● TASK DIRECTIONS: Repeat exactly the lines from the line with "Recreate this image as a web" to the line with "Temáticas de la", including both, and leave out any pictures.

● RECORDS SUPPLIED:
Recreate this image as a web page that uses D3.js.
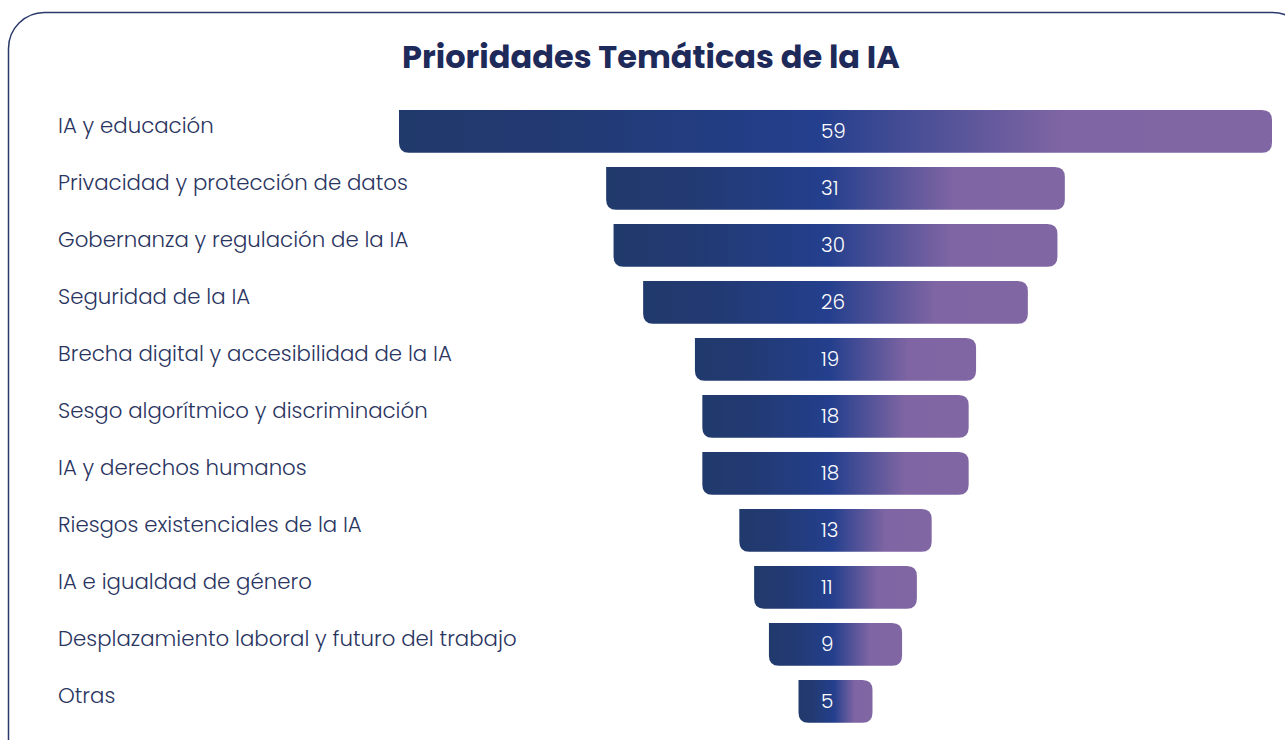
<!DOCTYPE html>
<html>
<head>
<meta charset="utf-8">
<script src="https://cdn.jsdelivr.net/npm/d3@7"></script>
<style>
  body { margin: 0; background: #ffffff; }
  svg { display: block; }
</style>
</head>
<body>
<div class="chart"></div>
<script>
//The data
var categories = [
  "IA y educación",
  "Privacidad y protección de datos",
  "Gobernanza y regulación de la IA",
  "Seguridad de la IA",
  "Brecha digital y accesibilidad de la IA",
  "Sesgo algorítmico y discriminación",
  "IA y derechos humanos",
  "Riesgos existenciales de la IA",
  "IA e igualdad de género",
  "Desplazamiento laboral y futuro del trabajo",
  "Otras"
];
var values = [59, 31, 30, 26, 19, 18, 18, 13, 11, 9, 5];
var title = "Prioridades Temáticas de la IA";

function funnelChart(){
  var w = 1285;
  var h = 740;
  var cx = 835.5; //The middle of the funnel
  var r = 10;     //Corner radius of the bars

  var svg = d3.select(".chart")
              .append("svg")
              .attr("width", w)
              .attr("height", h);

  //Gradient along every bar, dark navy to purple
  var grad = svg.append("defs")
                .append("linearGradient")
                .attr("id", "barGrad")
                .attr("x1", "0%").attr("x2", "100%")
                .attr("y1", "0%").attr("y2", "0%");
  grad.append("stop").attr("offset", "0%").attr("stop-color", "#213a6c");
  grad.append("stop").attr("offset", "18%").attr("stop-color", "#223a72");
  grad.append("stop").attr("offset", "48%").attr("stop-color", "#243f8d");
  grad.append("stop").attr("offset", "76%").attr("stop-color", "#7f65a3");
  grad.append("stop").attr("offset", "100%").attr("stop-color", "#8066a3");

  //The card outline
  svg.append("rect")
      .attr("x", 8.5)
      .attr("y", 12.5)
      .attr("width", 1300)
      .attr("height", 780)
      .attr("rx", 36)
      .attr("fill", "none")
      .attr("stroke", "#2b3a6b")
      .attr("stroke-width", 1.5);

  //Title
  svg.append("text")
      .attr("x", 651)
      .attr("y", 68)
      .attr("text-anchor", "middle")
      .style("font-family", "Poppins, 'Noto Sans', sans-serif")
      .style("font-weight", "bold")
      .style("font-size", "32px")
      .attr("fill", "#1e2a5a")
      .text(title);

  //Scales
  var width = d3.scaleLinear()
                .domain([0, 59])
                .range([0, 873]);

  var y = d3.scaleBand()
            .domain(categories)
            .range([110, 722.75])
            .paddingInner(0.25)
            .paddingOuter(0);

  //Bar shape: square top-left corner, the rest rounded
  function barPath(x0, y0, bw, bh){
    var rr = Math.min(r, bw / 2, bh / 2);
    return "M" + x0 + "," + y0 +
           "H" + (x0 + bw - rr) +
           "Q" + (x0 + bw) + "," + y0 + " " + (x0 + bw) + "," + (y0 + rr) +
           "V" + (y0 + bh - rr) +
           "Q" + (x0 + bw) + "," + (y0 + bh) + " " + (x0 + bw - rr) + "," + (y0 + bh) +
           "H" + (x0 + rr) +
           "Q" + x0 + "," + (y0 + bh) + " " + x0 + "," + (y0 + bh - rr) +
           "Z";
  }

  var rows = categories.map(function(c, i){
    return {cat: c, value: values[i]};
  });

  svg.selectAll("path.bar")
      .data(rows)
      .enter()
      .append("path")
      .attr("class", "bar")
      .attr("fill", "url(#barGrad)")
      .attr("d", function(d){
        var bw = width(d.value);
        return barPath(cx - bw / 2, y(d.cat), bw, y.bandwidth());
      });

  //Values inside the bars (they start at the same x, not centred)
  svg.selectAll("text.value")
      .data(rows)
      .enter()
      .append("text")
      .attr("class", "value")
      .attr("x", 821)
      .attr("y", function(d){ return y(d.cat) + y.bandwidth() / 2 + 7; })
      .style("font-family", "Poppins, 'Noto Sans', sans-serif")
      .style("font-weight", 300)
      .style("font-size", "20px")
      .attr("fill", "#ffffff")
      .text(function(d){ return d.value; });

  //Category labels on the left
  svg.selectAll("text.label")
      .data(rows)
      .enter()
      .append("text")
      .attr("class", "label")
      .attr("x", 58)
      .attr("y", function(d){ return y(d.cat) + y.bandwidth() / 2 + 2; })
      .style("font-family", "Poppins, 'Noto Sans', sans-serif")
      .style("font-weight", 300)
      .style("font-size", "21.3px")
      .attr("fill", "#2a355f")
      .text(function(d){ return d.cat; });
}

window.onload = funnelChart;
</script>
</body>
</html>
--
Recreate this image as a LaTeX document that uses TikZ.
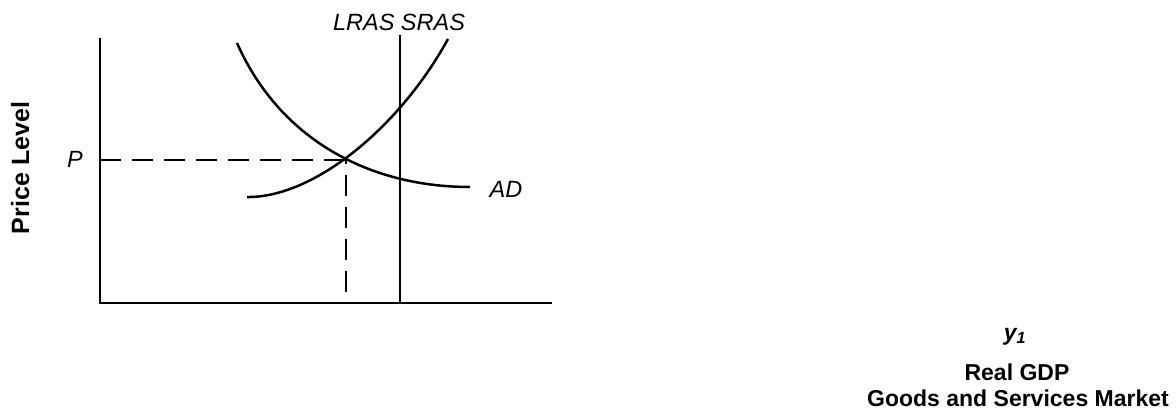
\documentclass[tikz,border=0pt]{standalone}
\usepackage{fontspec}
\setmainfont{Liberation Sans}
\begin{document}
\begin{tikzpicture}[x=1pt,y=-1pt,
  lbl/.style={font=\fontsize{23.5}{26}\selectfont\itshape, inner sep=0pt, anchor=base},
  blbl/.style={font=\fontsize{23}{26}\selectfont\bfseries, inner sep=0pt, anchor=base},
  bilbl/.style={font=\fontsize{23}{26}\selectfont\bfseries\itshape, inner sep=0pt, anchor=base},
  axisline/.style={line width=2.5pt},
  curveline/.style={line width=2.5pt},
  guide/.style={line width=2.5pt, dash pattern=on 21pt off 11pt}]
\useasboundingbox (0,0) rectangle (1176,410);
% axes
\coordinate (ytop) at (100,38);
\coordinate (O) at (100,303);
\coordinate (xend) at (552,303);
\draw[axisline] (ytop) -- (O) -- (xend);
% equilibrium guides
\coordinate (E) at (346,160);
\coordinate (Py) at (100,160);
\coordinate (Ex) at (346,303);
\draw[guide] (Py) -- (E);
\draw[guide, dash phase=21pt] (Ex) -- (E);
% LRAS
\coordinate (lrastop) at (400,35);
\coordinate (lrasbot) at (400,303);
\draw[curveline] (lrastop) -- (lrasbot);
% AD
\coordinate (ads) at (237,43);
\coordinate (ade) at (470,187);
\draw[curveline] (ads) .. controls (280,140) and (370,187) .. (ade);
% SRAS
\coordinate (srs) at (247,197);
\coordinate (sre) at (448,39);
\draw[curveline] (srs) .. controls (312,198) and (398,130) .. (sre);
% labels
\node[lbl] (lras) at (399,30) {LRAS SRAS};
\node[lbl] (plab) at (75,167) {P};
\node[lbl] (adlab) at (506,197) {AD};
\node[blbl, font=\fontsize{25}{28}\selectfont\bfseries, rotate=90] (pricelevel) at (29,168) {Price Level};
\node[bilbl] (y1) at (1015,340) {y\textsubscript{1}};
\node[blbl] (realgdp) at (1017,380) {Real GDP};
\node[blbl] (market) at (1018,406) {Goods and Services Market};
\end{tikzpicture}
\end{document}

● THE COMPLETED TASK:
Recreate this image as a web page that uses D3.js.
<!DOCTYPE html>
<html>
<head>
<meta charset="utf-8">
<script src="https://cdn.jsdelivr.net/npm/d3@7"></script>
<style>
  body { margin: 0; background: #ffffff; }
  svg { display: block; }
</style>
</head>
<body>
<div class="chart"></div>
<script>
//The data
var categories = [
  "IA y educación",
  "Privacidad y protección de datos",
  "Gobernanza y regulación de la IA",
  "Seguridad de la IA",
  "Brecha digital y accesibilidad de la IA",
  "Sesgo algorítmico y discriminación",
  "IA y derechos humanos",
  "Riesgos existenciales de la IA",
  "IA e igualdad de género",
  "Desplazamiento laboral y futuro del trabajo",
  "Otras"
];
var values = [59, 31, 30, 26, 19, 18, 18, 13, 11, 9, 5];
var title = "Prioridades Temáticas de la IA";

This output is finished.